SP Seminar @SISSA Via Bonomea 265 - Thursday 21 November at 10:30 am - Uwe TAUBER

CM Section cm at ictp.it
Fri Nov 15 14:08:23 CET 2019


Kindly note UNUSUAL DAY and TIME

Joint ICTP/SISSA Statistical Physics Seminar

Thursday 21 November at 10:30 a.m.
venue: SISSA, Via Bonomea 265

Speaker: Uwe TAUBER
Virginia Tech, U.S.A.

Title: Temperature Interfaces in the Katz-lebowitz-Spohn
Driven Lattice Gas

Abstract:
We explore the intriguing spatial patterns that emerge in a 
two-dimensional spatially inhomogeneous Katz-Lebowitz-Spohn (KLS) driven 
lattice gas with attractive nearest-neighbor interactions. The domain is 
split into two regions with hopping rates governed by different 
temperatures T > T_c and T_c, respectively, where T_c indicates the 
critical temperature for phase ordering, and with the temperature 
boundaries oriented perpendicular to the drive.
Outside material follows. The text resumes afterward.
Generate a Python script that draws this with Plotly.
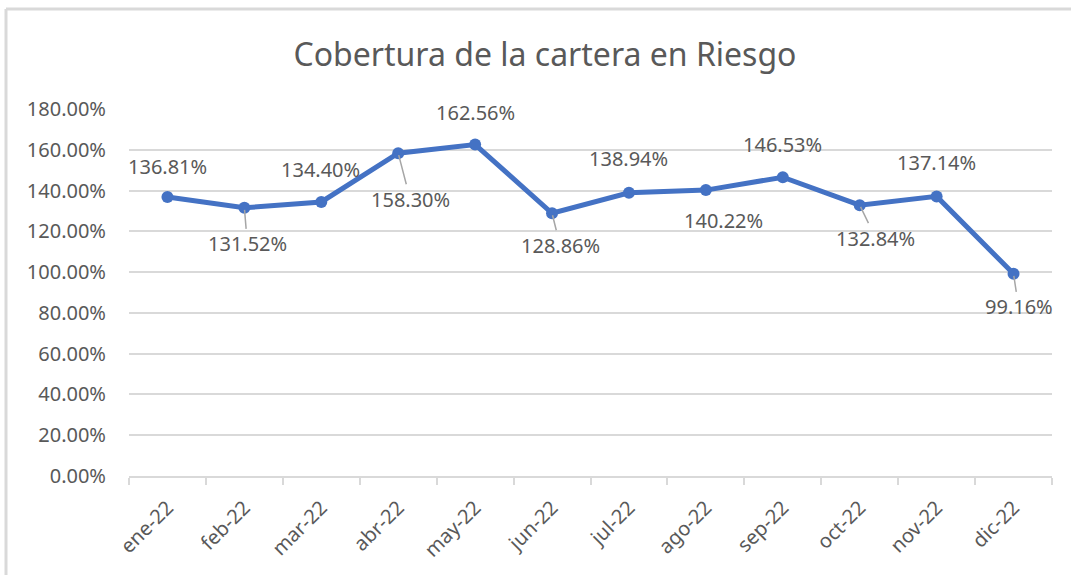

In the hotter region, 
the system behaves like the (totally) asymmetric exclusion processes 
(TASEP), and experiences particle blockage in front of the interface to 
the critical region. To explain this particle density accumulation near 
the interface, we have measured the steady-state current in the KLS 
model at T > T_c and found it to decay as 1/T. In analogy with TASEP 
systems containing "slow" bonds, transport in the high-temperature 
subsystem is impeded by the lower current in the cooler region, which 
tends to set the global stationary particle current value. This blockage 
is induced by the extended particle clusters, growing logarithmically 
with system size, in the critical region. We observe the density 
profiles in both high-and low-temperature subsystems to be similar to 
the well-characterized coexistence and maximal-current phases in (T)ASEP 
models with open boundary conditions, which are respectively governed by 
hyperbolic and trigonometric tangent functions. Yet if the lower 
temperature is set to T_c, we detect marked fluctuation corrections to 
the mean-field density profiles, e.g., the corresponding critical KLS 
power law density decay near the interfaces into the cooler region. If 
the temperature interface is aligened parallel to the drive, we observe 
the cooler region to act as an absorbing sink for particle transport, 
with blockages emerging at the subsystem boundaries.